* [Aim]: Starting with the first line of the data below, copy each line up to and including the one containing "q18_r7 = [41, 48, 7, 3]". Pictures stay out.

* [Records provided]:
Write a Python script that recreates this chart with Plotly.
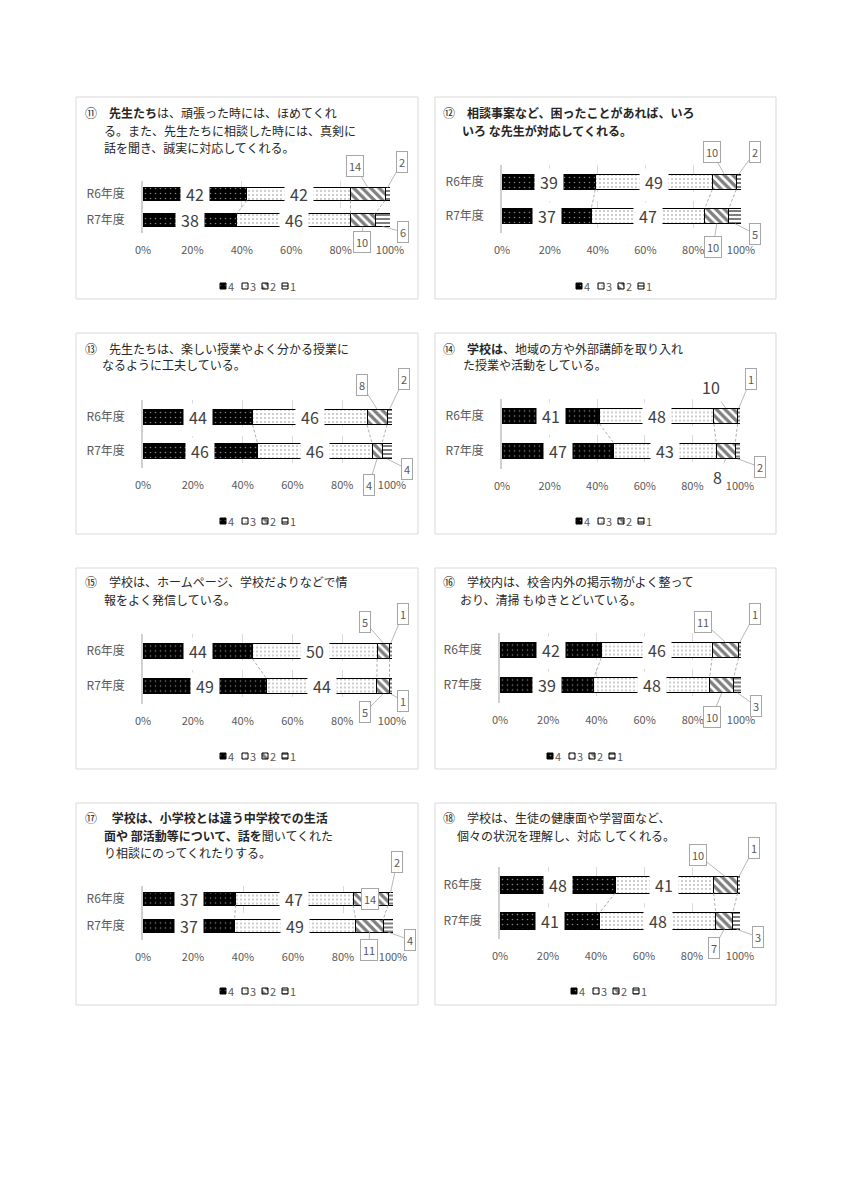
import plotly.graph_objects as go

# browser page is 849x1200; the html body adds an 8px margin
OX, OY = 8, 8
FW, FH = 833, 1182

years = ["R6年度", "R7年度"]
levels = ["4", "3", "2", "1"]
x_ticks = [0, 20, 40, 60, 80, 100]
x_tick_labels = ["0%", "20%", "40%", "60%", "80%", "100%"]

q11_r6 = [42, 42, 14, 2]
q11_r7 = [38, 46, 10, 6]
q12_r6 = [39, 49, 10, 2]
q12_r7 = [37, 47, 10, 5]
q13_r6 = [44, 46, 8, 2]
q13_r7 = [46, 46, 4, 4]
q14_r6 = [41, 48, 10, 1]
q14_r7 = [47, 43, 8, 2]
q15_r6 = [44, 50, 5, 1]
q15_r7 = [49, 44, 5, 1]
q16_r6 = [42, 46, 11, 1]
q16_r7 = [39, 48, 10, 3]
q17_r6 = [37, 47, 14, 2]
q17_r7 = [37, 49, 11, 4]
q18_r6 = [48, 41, 10, 1]
q18_r7 = [41, 48, 7, 3]

q11_title = ["⑪　<b>先生たち</b>は、頑張った時には、ほめてくれ",
             "る。また、先生たちに相談した時には、真剣に",
             "話を聞き、誠実に対応してくれる。"]
q12_title = ["⑫　<b>相談事案など、困ったことがあれば、いろ</b>",
             "<b>いろ な先生が対応してくれる。</b>"]
q13_title = ["⑬　先生たちは、楽しい授業やよく分かる授業に",
             "なるように工夫している。"]
q14_title = ["⑭　<b>学校は</b>、地域の方や外部講師を取り入れ",
             "た授業や活動をしている。"]
q15_title = ["⑮　学校は、ホームページ、学校だよりなどで情",
             "報をよく発信している。"]
q16_title = ["⑯　学校内は、校舎内外の掲示物がよく整って",
             "おり、清掃 もゆきとどいている。"]
q17_title = ["⑰　 <b>学校は、小学校とは違う中学校での生活</b>",
             "<b>面や 部活動等について、話を</b>聞いてくれた",
             "り相談にのってくれたりする。"]
q18_title = ["⑱　学校は、生徒の健康面や学習面など、",
             "個々の状況を理解し、対応 してくれる。"]

# ---- layout / style specs (pixel positions on the page) ----
panels = [
    dict(data=(q11_r6, q11_r7), title=q11_title, box=(76, 97, 418, 299), px=(143, 390),
         rows=(194, 220), bw=0.5, tx=(83, 102), ty=113, legend=(220, 286),
         callouts=[(355, 166, True), (402, 162, True), (362, 242, True), (403, 232, True)]),
    dict(data=(q12_r6, q12_r7), title=q12_title, box=(435, 97, 776, 299), px=(502, 741),
         rows=(182, 216), bw=0.45, tx=(441, 460), ty=113, legend=(576, 286),
         callouts=[(712, 152, True), (755, 152, True), (713, 247, True), (755, 234, True)]),
    dict(data=(q13_r6, q13_r7), title=q13_title, box=(76, 333, 418, 534), px=(143, 392),
         rows=(417, 451), bw=0.46, tx=(83, 100), ty=348, legend=(220, 521),
         callouts=[(362, 385, True), (404, 379, True), (369, 485, True), (407, 469, True)]),
    dict(data=(q14_r6, q14_r7), title=q14_title, box=(435, 333, 776, 534), px=(502, 740),
         rows=(416, 451), bw=0.45, tx=(441, 461), ty=348, legend=(576, 521),
         callouts=[(711, 387, False), (751, 379, True), (717, 477, False), (760, 467, True)]),
    dict(data=(q15_r6, q15_r7), title=q15_title, box=(76, 568, 418, 769), px=(143, 392),
         rows=(651, 686), bw=0.45, tx=(83, 102), ty=582, legend=(220, 756),
         callouts=[(365, 622, True), (403, 614, True), (365, 712, True), (403, 701, True)]),
    dict(data=(q16_r6, q16_r7), title=q16_title, box=(435, 568, 776, 769), px=(500, 741),
         rows=(650, 685), bw=0.45, tx=(441, 458), ty=582, legend=(547, 756),
         callouts=[(703, 622, True), (755, 614, True), (712, 717, True), (756, 706, True)]),
    dict(data=(q17_r6, q17_r7), title=q17_title, box=(76, 803, 418, 1005), px=(143, 393),
         rows=(899, 926), bw=0.45, tx=(83, 102), ty=818, legend=(220, 991),
         callouts=[(370, 899, True), (397, 862, True), (369, 950, True), (410, 940, True)]),
    dict(data=(q18_r6, q18_r7), title=q18_title, box=(435, 803, 776, 1005), px=(500, 740),
         rows=(885, 921), bw=0.45, tx=(441, 455), ty=818, legend=(571, 991),
         callouts=[(698, 855, True), (754, 848, True), (714, 948, True), (758, 937, True)]),
]

seg_style = [
    dict(color="black", pattern=dict(shape=".", fgcolor="white", bgcolor="black", size=5, solidity=0.08)),
    dict(color="white", pattern=dict(shape=".", fgcolor="black", bgcolor="white", size=4, solidity=0.1)),
    dict(color="white", pattern=dict(shape="\\", fgcolor="black", bgcolor="white", size=6, solidity=0.55)),
    dict(color="white", pattern=dict(shape="-", fgcolor="black", bgcolor="white", size=4, solidity=0.5)),
]


def fx(px):
    return (px - OX) / FW


def fy(py):
    return 1 - (py - OY) / FH


FONT = "Noto Sans CJK JP"
GRAY = "#595959"
fig = go.Figure()
layout = dict(width=FW, height=FH, margin=dict(l=0, r=0, t=0, b=0, autoexpand=False),
              paper_bgcolor="white", plot_bgcolor="rgba(0,0,0,0)", barmode="stack",
              barnorm="percent", font=dict(family=FONT, color=GRAY), showlegend=False)
annotations = []
shapes = []

# overlay axis in page pixels (used for the small legend keys)
layout["xaxis9"] = dict(domain=[0, 1], range=[OX, OX + FW], visible=False, fixedrange=True,
                        anchor="y9")
layout["yaxis9"] = dict(domain=[0, 1], range=[OY + FH, OY], visible=False, fixedrange=True,
                        anchor="x9")

for i, p in enumerate(panels):
    n = i + 1
    sfx = "" if n == 1 else str(n)
    xref, yref = "x" + sfx, "y" + sfx
    x0, x1 = p["px"]
    r6y, r7y = p["rows"]
    step = r7y - r6y
    top, bot = r6y - step / 2, r7y + step / 2
    bw = p["bw"]
    rows = p["data"]

    layout["xaxis" + sfx] = dict(domain=[fx(x0), fx(x1)], range=[0, 100], anchor=yref,
                                 tickvals=x_ticks, ticktext=x_tick_labels, showgrid=True,
                                 gridcolor="#d9d9d9", griddash="dash", zeroline=False,
                                 tickfont=dict(size=11, color=GRAY), ticklabelstandoff=9,
                                 automargin=False, fixedrange=True)
    layout["yaxis" + sfx] = dict(domain=[fy(bot), fy(top)], anchor=xref,
                                 type="category", categoryorder="array", categoryarray=years,
                                 range=[1.5, -0.5], showgrid=False, showline=True,
                                 linecolor="#d0d0d0", linewidth=1.5,
                                 tickfont=dict(size=12, color=GRAY), ticklabelstandoff=14,
                                 automargin=False, fixedrange=True)

    for k, lev in enumerate(levels):
        st = seg_style[k]
        fig.add_trace(go.Bar(
            y=years, x=[rows[0][k], rows[1][k]], orientation="h", name=lev,
            marker=dict(color=st["color"], line=dict(color="black", width=1), pattern=st["pattern"]),
            width=bw, xaxis=xref, yaxis=yref, hoverinfo="skip"))

    # legend keys (pattern squares) + labels
    lx, ly = p["legend"]
    gaps = [0, 22, 42, 62]
    for k, lev in enumerate(levels):
        st = seg_style[k]
        sx = lx + gaps[k]
        s = 6
        fig.add_trace(go.Scatter(
            x=[sx, sx + s, sx + s, sx, sx], y=[ly - s / 2, ly - s / 2, ly + s / 2, ly + s / 2, ly - s / 2],
            mode="lines", fill="toself", fillcolor=st["color"], fillpattern=st["pattern"],
            line=dict(color="black", width=1), xaxis="x9", yaxis="y9", hoverinfo="skip"))
        annotations.append(dict(x=sx + s + 1, y=ly, xref="x9", yref="y9", xanchor="left",
                                yanchor="middle", text=lev, showarrow=False, borderpad=0,
                                font=dict(size=11, color=GRAY)))

    # normalized cumulative positions
    cums = []
    for r in rows:
        tot = sum(r)
        c, acc = [], 0
        for v in r:
            acc += v / tot * 100
            c.append(acc)
        cums.append(c)

    # series lines
    for k in range(3):
        shapes.append(dict(type="line", xref=xref, yref=yref, x0=cums[0][k], y0=0 + bw / 2,
                           x1=cums[1][k], y1=1 - bw / 2,
                           line=dict(color="#9a9a9a", width=0.8, dash="3px,2px"),
                           layer="above"))

    # inside labels for levels 4 and 3
    for ri, r in enumerate(rows):
        for k in range(2):
            start = 0 if k == 0 else cums[ri][k - 1]
            mid = (start + cums[ri][k]) / 2
            annotations.append(dict(x=mid, y=years[ri], xref=xref, yref=yref, text=str(r[k]),
                                    showarrow=False, bgcolor="white", width=26, borderpad=1,
                                    font=dict(size=16, color="#404040")))

    # callouts for levels 2 and 1
    ci = 0
    for ri, r in enumerate(rows):
        for k in (2, 3):
            bx, by, boxed = p["callouts"][ci]
            ci += 1
            mid = (cums[ri][k - 1] + cums[ri][k]) / 2
            tip_y_idx = ri - bw / 2 if ri == 0 else ri + bw / 2
            tip_px = x0 + mid / 100 * (x1 - x0)
            tip_py = (r6y if ri == 0 else r7y) + (-1 if ri == 0 else 1) * bw / 2 * step
            annotations.append(dict(
                x=mid, y=tip_y_idx, xref=xref, yref=yref, text=str(r[k]), showarrow=True,
                arrowhead=0, arrowwidth=0.8, arrowcolor="#a6a6a6",
                ax=bx - tip_px, ay=by - tip_py, axref="pixel", ayref="pixel",
                bgcolor="white" if boxed else "rgba(0,0,0,0)",
                bordercolor="#a6a6a6" if boxed else "rgba(0,0,0,0)", borderwidth=1, borderpad=2,
                font=dict(size=11 if boxed else 16, color=GRAY if boxed else "#404040")))

    # panel border
    bx0, by0, bx1, by1 = p["box"]
    shapes.append(dict(type="rect", xref="paper", yref="paper", x0=fx(bx0), x1=fx(bx1),
                       y0=fy(by1), y1=fy(by0), line=dict(color="#d9d9d9", width=1),
                       fillcolor="rgba(0,0,0,0)", layer="below"))

    # title lines
    for li, line in enumerate(p["title"]):
        tx = p["tx"][0] if li == 0 else p["tx"][1]
        annotations.append(dict(x=fx(tx), y=fy(p["ty"] + 17 * li), xref="paper",
                                yref="paper", xanchor="left", yanchor="middle", text=line,
                                showarrow=False, font=dict(size=12, color="#262626")))

layout["annotations"] = annotations
layout["shapes"] = shapes
fig.update_layout(**layout)
fig.write_html("out.html")
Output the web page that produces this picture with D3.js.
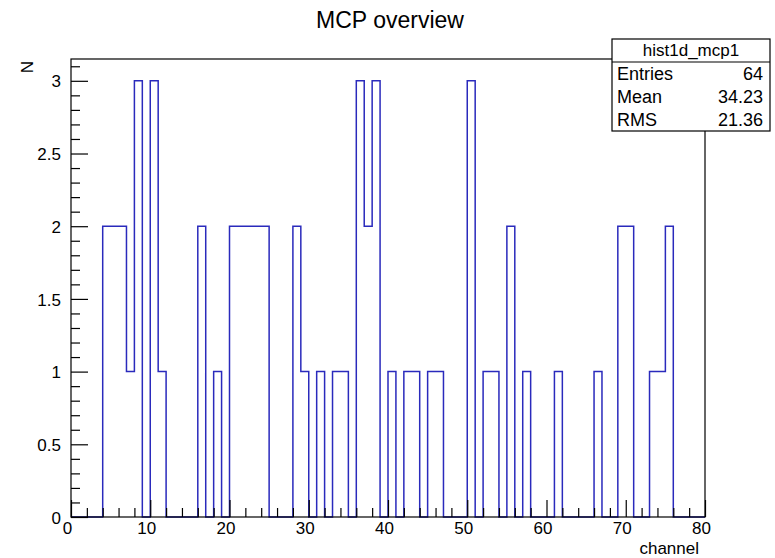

* [Full output]:
Write a Python script that recreates this chart with Plotly.
import plotly.graph_objects as go

# browser page is 849x1200; the html body adds an 8px margin
OX, OY = 8, 8
FW, FH = 833, 1182

years = ["R6年度", "R7年度"]
levels = ["4", "3", "2", "1"]
x_ticks = [0, 20, 40, 60, 80, 100]
x_tick_labels = ["0%", "20%", "40%", "60%", "80%", "100%"]

q11_r6 = [42, 42, 14, 2]
q11_r7 = [38, 46, 10, 6]
q12_r6 = [39, 49, 10, 2]
q12_r7 = [37, 47, 10, 5]
q13_r6 = [44, 46, 8, 2]
q13_r7 = [46, 46, 4, 4]
q14_r6 = [41, 48, 10, 1]
q14_r7 = [47, 43, 8, 2]
q15_r6 = [44, 50, 5, 1]
q15_r7 = [49, 44, 5, 1]
q16_r6 = [42, 46, 11, 1]
q16_r7 = [39, 48, 10, 3]
q17_r6 = [37, 47, 14, 2]
q17_r7 = [37, 49, 11, 4]
q18_r6 = [48, 41, 10, 1]
q18_r7 = [41, 48, 7, 3]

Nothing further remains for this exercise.